Even just supporting colleagues in your industry, perhaps reaching out over LinkedIn, can lead to new things for you.

A woman I met for coffee after she asked for advice because she was stuck in a rut in her old job, is now offering me training work though her new employer. That’s just one example, of many.

 

8. Blog

This one should probably have come first, as I say it all the time.  And I know people dread it because they think “I can’t” or “I don’t have time” or “no-one will read it.”

Firstly, blogging doesn’t have to be complicated. It can be as simple as putting a few paragraphs in a LinkedIn post, or a post in a LinkedIn group, about a topic in your industry. If you want to blog but don’t want your own website, try a publishing platform like Medium.

If you’re pursuing a social media career, blogging could be as simple finding one channel to specialise in and growing that to the point where your channel is a prime example that you could show to prospective employers/clients.

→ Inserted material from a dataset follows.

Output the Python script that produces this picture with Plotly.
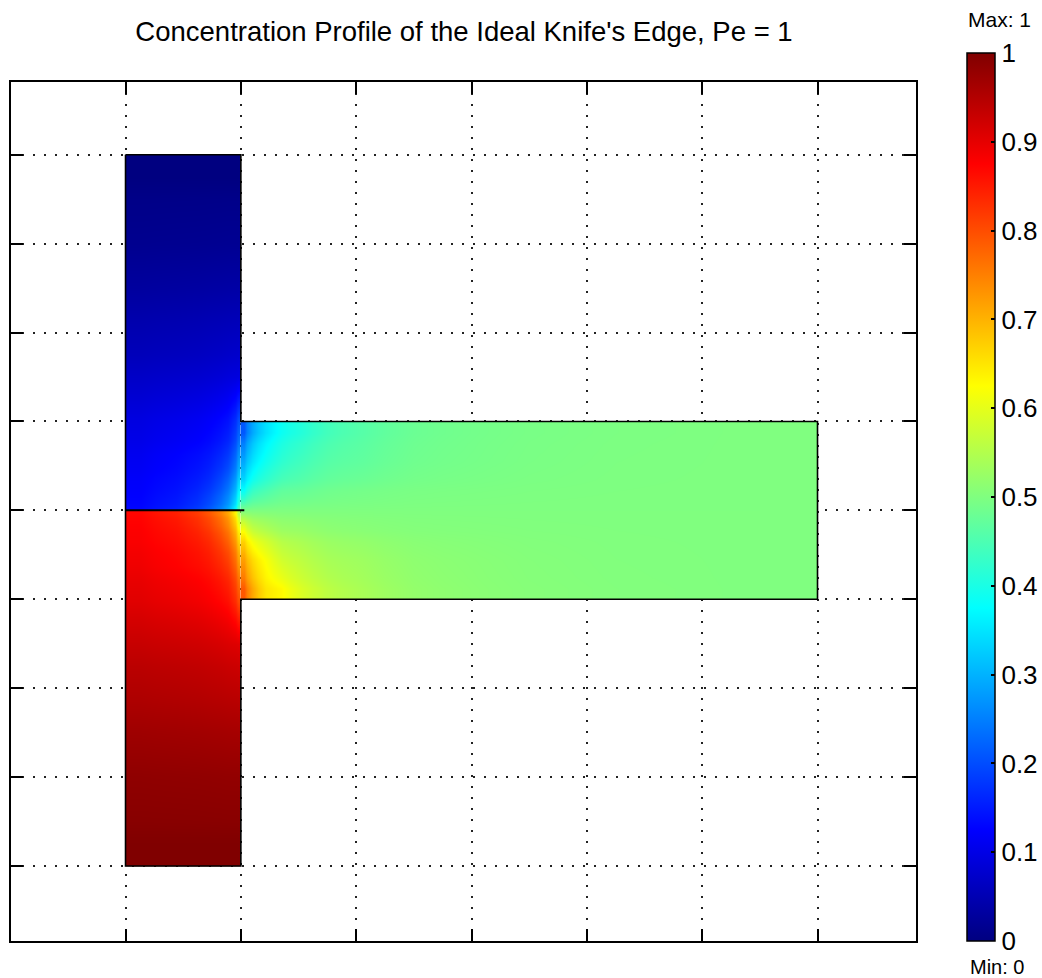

But if you are working towards better digital or SEO knowledge, or a bigger industry reputation, then starting your own platform and making it work technically is a great project. Lana Richardson’s is a great example of this.

Of course at first you might struggle finding your voice or a topic you care enough about to write about every week (I had two non-popular blogs before this; one during my pregnancy and one I started in 2013 on fashion when I actually don’t like shopping all that much!)

And yes, at first, only your Mum will read it.

But you must keep going, because you must practice what you preach. See it as a great - invisible - way to experiment and create an online portfolio.

That’s all this blog started out as, until two years later when it brought me to a place of being well-enough known to turn it into a business!

 

So there you have it, my top tips for moving your career forward in the digital arena, whether you’re starting out or stuck in a rut!